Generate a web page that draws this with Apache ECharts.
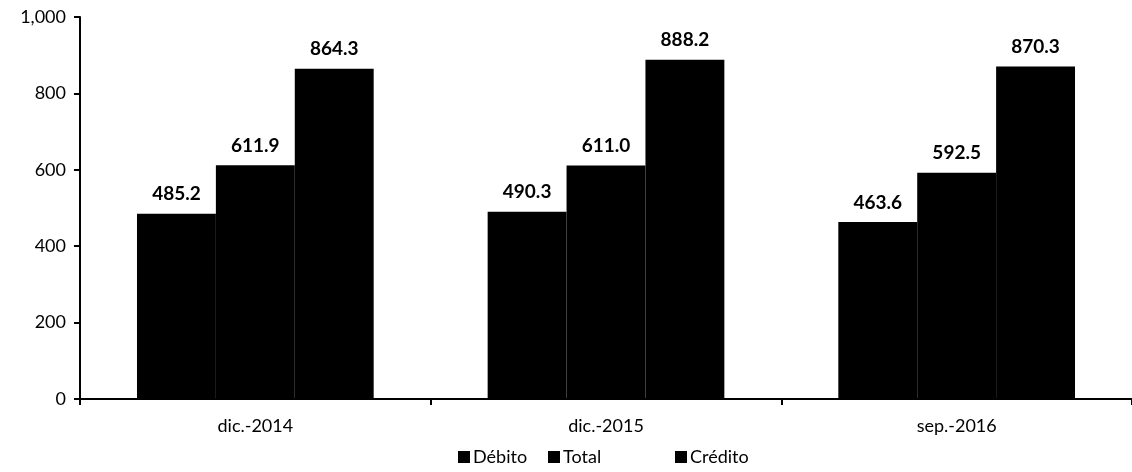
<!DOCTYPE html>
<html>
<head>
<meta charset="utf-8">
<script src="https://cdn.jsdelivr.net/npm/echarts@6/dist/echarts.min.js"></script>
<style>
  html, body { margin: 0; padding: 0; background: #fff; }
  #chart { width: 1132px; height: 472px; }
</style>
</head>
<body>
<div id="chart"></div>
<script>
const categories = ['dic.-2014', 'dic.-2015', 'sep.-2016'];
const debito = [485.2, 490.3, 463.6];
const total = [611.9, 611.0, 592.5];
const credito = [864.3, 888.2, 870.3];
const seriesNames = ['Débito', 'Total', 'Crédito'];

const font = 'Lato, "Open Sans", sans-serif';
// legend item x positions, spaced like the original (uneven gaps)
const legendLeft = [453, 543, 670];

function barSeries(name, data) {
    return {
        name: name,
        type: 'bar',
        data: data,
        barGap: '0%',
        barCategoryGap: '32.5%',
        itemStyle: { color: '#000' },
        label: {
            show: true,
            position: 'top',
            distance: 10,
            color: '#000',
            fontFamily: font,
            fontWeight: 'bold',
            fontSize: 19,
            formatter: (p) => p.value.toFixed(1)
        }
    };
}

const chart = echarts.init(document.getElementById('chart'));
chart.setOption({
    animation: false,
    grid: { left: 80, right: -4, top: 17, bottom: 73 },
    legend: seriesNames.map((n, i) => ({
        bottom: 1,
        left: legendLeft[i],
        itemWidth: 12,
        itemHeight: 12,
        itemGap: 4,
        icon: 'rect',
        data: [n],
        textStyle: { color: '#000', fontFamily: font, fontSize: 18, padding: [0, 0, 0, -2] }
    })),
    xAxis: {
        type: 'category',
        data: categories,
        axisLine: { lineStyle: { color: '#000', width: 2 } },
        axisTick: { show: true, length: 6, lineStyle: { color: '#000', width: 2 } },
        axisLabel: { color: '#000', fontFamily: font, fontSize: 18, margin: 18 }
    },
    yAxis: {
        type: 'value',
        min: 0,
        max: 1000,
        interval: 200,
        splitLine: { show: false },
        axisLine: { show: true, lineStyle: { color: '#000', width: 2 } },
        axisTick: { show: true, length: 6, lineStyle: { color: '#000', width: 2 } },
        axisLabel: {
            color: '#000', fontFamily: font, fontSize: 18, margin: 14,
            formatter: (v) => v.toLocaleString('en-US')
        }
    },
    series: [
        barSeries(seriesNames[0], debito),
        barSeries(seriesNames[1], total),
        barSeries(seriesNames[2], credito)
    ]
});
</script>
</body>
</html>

# # #

▸ **PROBLEM DETAILS**: From the top of the listing above, repeat each line exactly until you reach the line containing "const legendLeft = [453, 543, 670];", and repeat that one too. Leave the pictures out.

▸ **EXPECTED ANSWER**:
Generate a web page that draws this with Apache ECharts.
<!DOCTYPE html>
<html>
<head>
<meta charset="utf-8">
<script src="https://cdn.jsdelivr.net/npm/echarts@6/dist/echarts.min.js"></script>
<style>
  html, body { margin: 0; padding: 0; background: #fff; }
  #chart { width: 1132px; height: 472px; }
</style>
</head>
<body>
<div id="chart"></div>
<script>
const categories = ['dic.-2014', 'dic.-2015', 'sep.-2016'];
const debito = [485.2, 490.3, 463.6];
const total = [611.9, 611.0, 592.5];
const credito = [864.3, 888.2, 870.3];
const seriesNames = ['Débito', 'Total', 'Crédito'];

const font = 'Lato, "Open Sans", sans-serif';
// legend item x positions, spaced like the original (uneven gaps)
const legendLeft = [453, 543, 670];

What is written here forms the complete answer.